Archaeologists from the University of Lodz have discovered ceramic urns at a Przeworsk culture cemetery near Kutno in Lodz Province, Poland.
The Przeworsk culture emerged in the 3rd century BC during Poland’s Iron Age. The culture takes its name from the town of Przeworsk and was an amalgam of a series of localised cultures that merged into a distinct culture.
The decline of the culture in the late 5th century aligns with the Hunnic invasions. Additional contributing factors may have included a social crisis triggered by the collapse of the Roman world and the disruption of trade networks it sustained with neighbouring peoples.
Excavations directed by Dr. Wojciech Rutkowski and Irena Podolska-Rutkowska from the Institute of Archaeology at the University of Lodz have uncovered both pit and urn burials at a Przeworsk culture cemetery first identified in 1911.
The cemetery dates from the 2nd and 3rd centuries BC and contains a variety of cultural burial practices such as graves marked with bruczkas (small stones), in addition to graves marked by stone circles, a burial custom more commonly associated with the Wielbark culture of Pomerania.

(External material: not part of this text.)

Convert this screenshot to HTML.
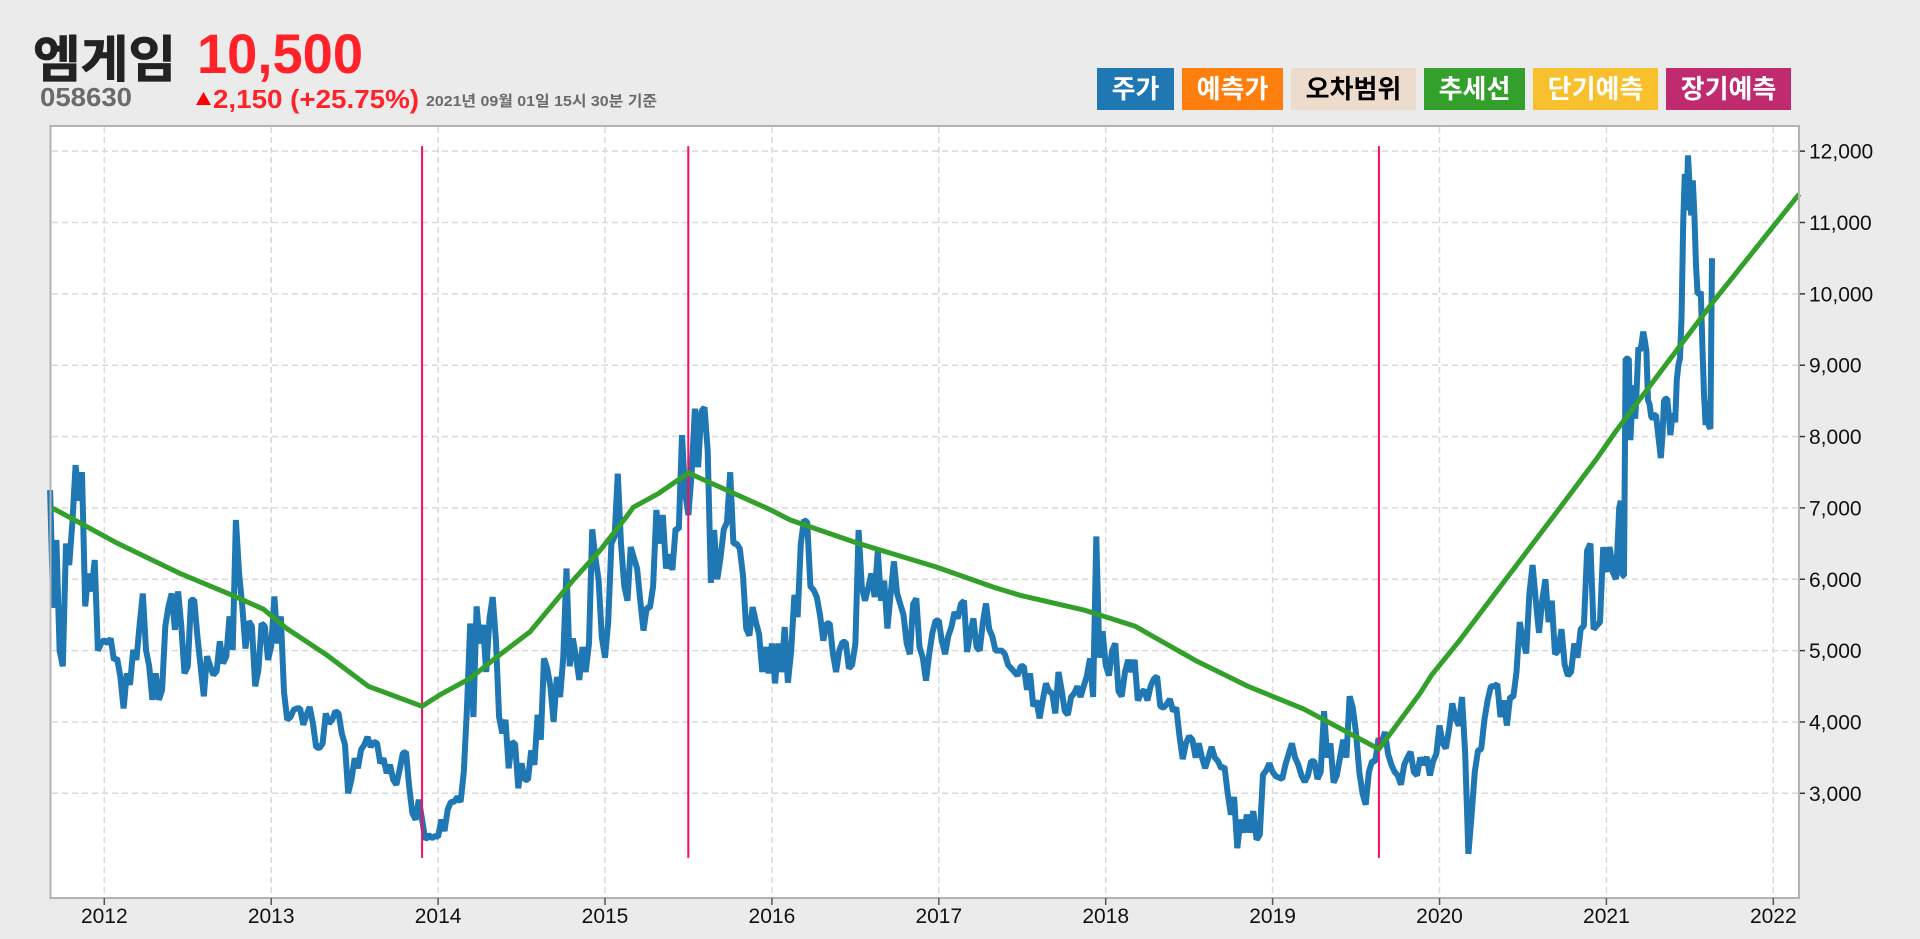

Dr. Rutkowski said: “Some of the human skeletal remains left after burning on the funeral pyre are found in pits, and some in urns, or funeral urns. Both types of burials come from the same period and we are unable to say where this diversity in one cemetery comes from.”
Archaeologists also found funerary objects placed on the graves which are still in situ. Upon clearing away a few centimetres of surface material, they found artefacts such as clay cups, clothing, ceramics, combs, and pendants.